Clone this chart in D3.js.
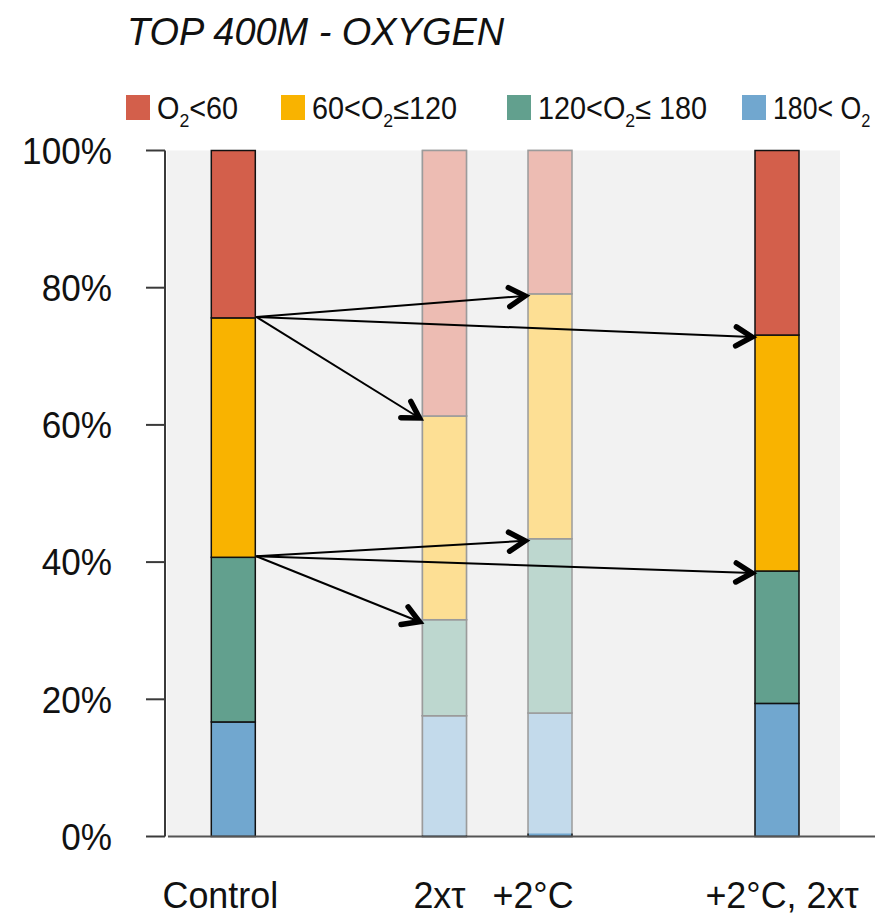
<!DOCTYPE html>
<html>
<head>
<meta charset="utf-8">
<script src="https://cdn.jsdelivr.net/npm/d3@7/dist/d3.min.js"></script>
<style>
  html, body { margin: 0; padding: 0; background: #fff; }
  svg { display: block; font-family: "Liberation Sans", Arial, Helvetica, sans-serif; }
</style>
</head>
<body>
<svg id="chart" width="875" height="918"></svg>
<script>
// Scenario categories and their slot along the x axis
const categories = ["Control", "2x\u03C4", "+2\u00B0C", "+2\u00B0C, 2x\u03C4"];
const slots = [0, 2, 3, 5.15];
const faded = [false, true, true, false];

// Share of the top 400 m (%) in each oxygen class
const o2Low = [24.4, 38.7, 20.9, 26.9];      // O2 < 60
const o2MidLow = [34.9, 29.7, 35.7, 34.4];   // 60 < O2 <= 120
const o2MidHigh = [24.0, 14.0, 25.4, 19.3];  // 120 < O2 <= 180
const o2High = [16.7, 17.6, 18.0, 19.4];     // 180 < O2

const yTicks = [0, 20, 40, 60, 80, 100];
const classColors = ["#d35f4b", "#f9b300", "#62a08e", "#71a7cf"];

const svg = d3.select("#chart");

// Slightly condensed text, drawn in a scaled group
function condensed(parent, x, yPos, sx, size) {
  return parent.append("g")
    .attr("transform", `translate(${x},${yPos}) scale(${sx},1)`)
    .append("text").attr("x", 0).attr("y", 0)
    .attr("font-size", size).attr("fill", "#111");
}

// Title
condensed(svg, 127, 45, 0.96, 39.5).attr("font-style", "italic")
  .text("TOP 400M - OXYGEN");

// Legend
const legendItems = [
  { color: classColors[0], x: 126, sx: 0.93, parts: [["O", 0], ["2", 1], ["<60", 0]] },
  { color: classColors[1], x: 281, sx: 0.93, parts: [["60<O", 0], ["2", 1], ["\u2264120", 0]] },
  { color: classColors[2], x: 507, sx: 0.93, parts: [["120<O", 0], ["2", 1], ["\u2264 180", 0]] },
  { color: classColors[3], x: 742, sx: 0.86, parts: [["180< O", 0], ["2", 1]] }
];
const lg = svg.append("g");
legendItems.forEach(it => {
  lg.append("rect").attr("x", it.x).attr("y", 95).attr("width", 24).attr("height", 25)
    .attr("fill", it.color);
  const t = condensed(lg, it.x + 31, 119, it.sx, 31);
  it.parts.forEach(([s, sub], k) => {
    const ts = t.append("tspan").text(s);
    if (sub) ts.attr("font-size", 19).attr("dy", 8);
    else if (k > 0) ts.attr("dy", -8);
  });
});

// Scales
const y = d3.scaleLinear().domain([0, 100]).range([836.5, 150.5]);
const x = d3.scaleLinear().domain([0, 5.15]).range([233.3, 777]);
const barW = 44;

// Plot panel background
svg.append("rect").attr("x", 167).attr("y", y(100)).attr("width", 673)
  .attr("height", y(0) - y(100)).attr("fill", "#f2f2f2");

// Stacked data, bottom class first
const rows = categories.map((c, i) => ({
  cat: c, i,
  high: o2High[i], midHigh: o2MidHigh[i], midLow: o2MidLow[i], low: o2Low[i]
}));
const keys = ["high", "midHigh", "midLow", "low"];
const keyColor = { high: classColors[3], midHigh: classColors[2], midLow: classColors[1], low: classColors[0] };
const stacked = d3.stack().keys(keys)(rows);

const bars = svg.append("g");
stacked.forEach(layer => {
  bars.selectAll(null).data(layer).enter().append("rect")
    .attr("x", d => x(slots[d.data.i]) - barW / 2)
    .attr("y", d => y(d[1]))
    .attr("width", barW)
    .attr("height", d => y(d[0]) - y(d[1]))
    .attr("fill", keyColor[layer.key])
    .attr("stroke", "#111").attr("stroke-width", 1.5);
});

// Wash out the single-factor scenarios
rows.filter(r => faded[r.i]).forEach(r => {
  bars.append("rect")
    .attr("x", x(slots[r.i]) - barW / 2 - 1)
    .attr("y", y(100) - 1)
    .attr("width", barW + 2)
    .attr("height", y(0) - y(100) - (r.i === 2 ? 2 : 0))
    .attr("fill", "#fff").attr("opacity", 0.58);
});

// Axes
const axisColor = "#3a3a3a";
svg.append("line").attr("x1", 165).attr("x2", 165).attr("y1", y(100)).attr("y2", y(0))
  .attr("stroke", axisColor).attr("stroke-width", 2);
svg.append("line").attr("x1", 168).attr("x2", 875).attr("y1", y(0)).attr("y2", y(0))
  .attr("stroke", "#555").attr("stroke-width", 2.2);
const yAxis = svg.append("g");
yTicks.forEach(v => {
  yAxis.append("line").attr("x1", 146).attr("x2", 165).attr("y1", y(v)).attr("y2", y(v))
    .attr("stroke", axisColor).attr("stroke-width", 2);
  condensed(yAxis, 112, y(v), 0.95, 37).attr("dy", "0.36em")
    .attr("text-anchor", "end")
    .text(v + "%");
});

// Category labels
const labelShift = [-13, -5, -17, 5];
categories.forEach((c, i) => {
  condensed(svg, x(slots[i]) + labelShift[i], 908, 0.97, 37)
    .attr("text-anchor", "middle")
    .text(c);
});

// Arrows from the control class boundaries to the same boundaries in each scenario
const defs = svg.append("defs");
defs.append("marker").attr("id", "chev")
  .attr("viewBox", "-24 -14 30 28").attr("refX", 0).attr("refY", 0)
  .attr("markerWidth", 30).attr("markerHeight", 28)
  .attr("markerUnits", "userSpaceOnUse").attr("orient", "auto")
  .append("path").attr("d", "M-16,-9.5 L0,0 L-16,9.5")
  .attr("fill", "none").attr("stroke", "#000").attr("stroke-width", 5.5)
  .attr("stroke-linecap", "round").attr("stroke-linejoin", "miter");

const boundaries = [
  r => r.high + r.midHigh + r.midLow,
  r => r.high + r.midHigh
];
const arrows = svg.append("g");
boundaries.forEach(fn => {
  const src = rows[0];
  [1, 2, 3].forEach(j => {
    const tgt = rows[j];
    arrows.append("line")
      .attr("x1", x(slots[0]) + barW / 2 + 1).attr("y1", y(fn(src)) - 1)
      .attr("x2", x(slots[j]) - barW / 2 - 3).attr("y2", y(fn(tgt)) + 2)
      .attr("stroke", "#000").attr("stroke-width", 2)
      .attr("marker-end", "url(#chev)");
  });
});
</script>
</body>
</html>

───

List each line in the listing that contains the string "chart".

Clone this chart in D3.js.
<svg id="chart" width="875" height="918"></svg>
const svg = d3.select("#chart");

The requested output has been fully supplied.